Manuscrito: apuntes para un final
Desde que una prima chismosa llamó unos meses atrás para alertarme de la muerte de mi padre, un hombre difícil con quien apenas crucé palabra en los últimos 10 años, comencé a pensar cada vez con mayor frecuencia en cómo será mi propio final.
La historia clínica de mi familia ofrece muchos desenlaces posibles. Mi padre, según la prima chismosa, tenía una enfermedad en los huesos que se complicó cuando contrajo covid durante su internación. Uno de mis abuelos murió a los 46 años cuando sus riñones se llenaron de quistes y dejaron de funcionar. Mis dos abuelas superaron los 75, pero desarrollaron demencia.
Otros antecedentes permiten ilusionarse con un cierre más decoroso. Tanto mi madre como mi hermana mayor vencieron el cáncer y, más allá de sus chequeos periódicos, llevan vidas normales. Además, varios tíos abuelos en ambos lados de mi familia murieron “de viejos”, ese eufemismo que se utiliza cuando fallece alguien que mantuvo cierta lucidez hasta el último instante y solo exhibía los achaques esperables de un cuerpo parido 80 años atrás.
Pero mis elucubraciones no se agotan en un potencial diagnóstico. También pienso en si moriré solo o acompañado. Desde mi divorcio en 2021 me volví muy celoso de mi espacio personal y me llené de mañas. Hoy incursiono en esos vínculos tenues que ofrecen las apps de citas sin demasiada suerte y no me atrae la idea de tener hijos. Acabo de cumplir 40 años, ¿desatará esa cifra redonda la tan mentada crisis de la mediana edad? ¿Me encontraré al volante de un auto deportivo junto a una mujer más joven y una versión diminuta de mí? Si me guío por mi tasa de éxito en Tinder, no parece muy probable.
No, con mi situación sentimental en caída libre, mi gran apuesta para no transitar la tercera edad completamente solo son las mascotas: uno o dos perros pequeños, pulcros y fáciles de cargar. Caniches u otra de esas razas insufribles que le gustan tanto a los viejos. Que sean bien cargosos y me obliguen a salir de casa para pasearlos tres veces al día, porque viene bien el ejercicio y dicen que el encierro deprime. Que en una noche quieta, casi indistinguible de las que vinieron antes, se tiren a dormir a mi lado mientras mis células se derriten frente al televisor
Ojo, no descarto tener algún que otro amigo. No serán amigos-amigos, esos comenzarán a escasear cuando sus vidas se llenen de las cosas que no supe o no quise conseguir: hijos, nietos, cenas con otras parejas, viajes a las sierras de Venado Bizco o las termas de Tero Atropellado. No, serán casi-amistades. El dueño del kiosco de revistas, el mozo que gasta sus propinas en la agencia de lotería, el encargado metido que sabe en qué anda cada vecino. Las charlas siempre girarán en torno a “qué loco está el clima” o “cómo le robaron a boquita anoche”. Cualquier intento de adentrarse en un terreno más o menos íntimo será combatido con un silencio breve y un rapidísimo cambio de tema.
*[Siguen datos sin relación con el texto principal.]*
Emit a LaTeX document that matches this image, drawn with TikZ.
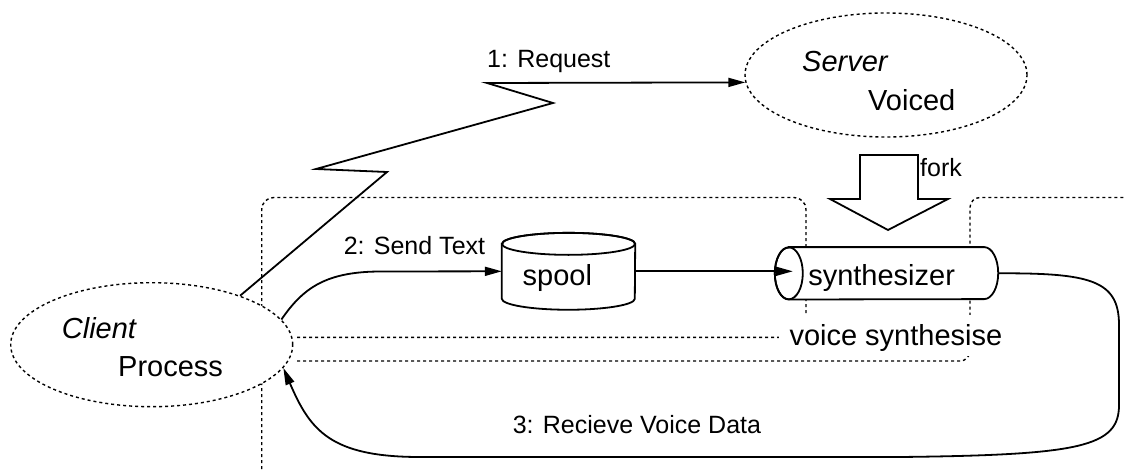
\documentclass[tikz,border=0pt]{standalone}
\usepackage{fontspec}
\setmainfont{Liberation Sans}
\usetikzlibrary{arrows.meta,calc,shapes.geometric}
\pgfdeclarelayer{bg}
\pgfdeclarelayer{drums}
\pgfsetlayers{bg,drums,main}
\tikzset{
  bigtext/.style={font=\fontsize{29}{34}\selectfont},
  bigit/.style={font=\fontsize{29}{34}\selectfont\itshape},
  smalltext/.style={font=\fontsize{25}{30}\selectfont},
  txt/.style={anchor=base west, inner sep=0pt},
  boundary/.style={line width=1.4pt, dash pattern=on 3pt off 3pt},
  proc/.style={ellipse, draw, boundary, fill=white, minimum width=282pt,
    minimum height=124pt, inner sep=0pt},
  wire/.style={line width=1.8pt},
  flow/.style={wire, -{Triangle[length=17pt,width=9pt]}},
}
\begin{document}
\begin{tikzpicture}[x=1pt,y=1pt]
\useasboundingbox (0,0) rectangle (1126,475);

% process boundaries (dotted), kept underneath everything else
\begin{pgfonlayer}{bg}
  \draw[boundary, rounded corners=12pt]
    (297,137.7) -- (806,137.7) -- (806,277.5) -- (261.7,277.5) -- (261.7,5);
  \draw[boundary, rounded corners=10pt]
    (297,114) -- (970,114) -- (970,277.5) -- (1124,277.5);
\end{pgfonlayer}

% server and client processes
\node[proc] (server) at (886,400) {};
\node[proc] (client) at (151.7,130.3) {};
\node[txt,bigit]   (servername) at (802,403.3) {Server};
\node[txt,bigtext] (serverprog) at (868,365)   {Voiced};
\node[txt,bigit]   (clientname) at (61.7,137)  {Client};
\node[txt,bigtext] (clientprog) at (118,99)    {Process};

% spool drum and synthesizer pipe
\node[bigtext, inner ysep=0pt, inner xsep=20.7pt, text width=91.6pt, align=left,
      text height=41pt, text depth=13.5pt] (spool) at (568.5,203.7) {spool};
\node[bigtext, inner ysep=0pt, inner xsep=33.3pt, text width=156.4pt, align=left,
      text height=37.7pt, text depth=14.3pt] (synth) at (886.5,201.7) {synthesizer};

\begin{pgfonlayer}{drums}
  \draw[wire, fill=white] (spool.north west) -- (spool.south west)
    arc[start angle=180, end angle=360, x radius=66.5pt, y radius=11pt]
    -- (spool.north east)
    arc[start angle=0, end angle=180, x radius=66.5pt, y radius=11pt] -- cycle;
  \draw[wire] (spool.north) ellipse[x radius=66.5pt, y radius=11pt];

  \draw[wire, fill=white] ([xshift=14pt]synth.north west) -- ([xshift=-14pt]synth.north east)
    arc[start angle=90, end angle=-90, x radius=14pt, y radius=26pt]
    -- ([xshift=14pt]synth.south west)
    arc[start angle=270, end angle=90, x radius=14pt, y radius=26pt] -- cycle;
  \draw[wire] ([xshift=14pt]synth.west) ellipse[x radius=14pt, y radius=26pt];
\end{pgfonlayer}

% label of the synthesis process boundary
\node[bigtext, anchor=base west, fill=white, inner xsep=11pt, inner ysep=9pt,
      text depth=2pt] (vslbl) at (778.3,130) {voice synthesise};

% fork block arrow
\draw[wire] (860,320) -- (918,320) -- (918,276) -- (948,276) -- (888,245)
  -- (830,276) -- (860,276) -- cycle;
\node[txt,smalltext] (forklbl) at (920,298.3) {fork};

% 1: request (zig-zag network link)
\draw[flow] (client.29) -- (387,303) -- (316,306) -- (553,372) -- (487,392) -- (server.183);
\node[txt,smalltext] (reqlbl) at (487,407.5) {1: Request};

% 2: send text
\draw[flow] (client.11) .. controls +(22,32) and +(-55,0) .. ++(100,48) -- (spool.west);
\node[txt,smalltext] (sendlbl) at (343.6,221) {2: Send Text};

% spool to synthesizer
\draw[flow] (spool.east) -- ($(spool.east -| synth.west)+(18,0)$);

% 3: receive voice data
\draw[flow] (synth.east) .. controls (1090,202) and (1119,195) .. (1119,150)
  -- (1119,70) .. controls (1119,28) and (1080,20) .. (900,18)
  -- (420,18) .. controls (330,18) and (310,45) .. (client.-10);
\node[txt,smalltext] (recvlbl) at (512.6,42) {3: Recieve Voice Data};
\end{tikzpicture}
\end{document}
Este final me resulta verosímil: una mañana no me despertaré para pasear a esos perros o charlar con los viejos. Hambrientos, tal vez intranquilos, los caniches comenzarán a ladrar con ese tono irritado que tienen los caniches hasta que la gente de mi edificio entienda que algo está mal.
Imagino la conmoción de la cuadra. Alguien enterrará un dedo en el timbre en medio del crescendo de ladridos de caniche. Sin obtener respuesta, llamarán a la policía, que tirará abajo la puerta del departamento. El mozo timbero le preguntará al del kiosco de revistas cuándo fue la última vez que me vio. Casi puedo ver al encargado, chismoso como mi prima chismosa, mientras describe lo acontecido a los curiosos que, agolpados en el hall, entorpecen el paso de los camilleros.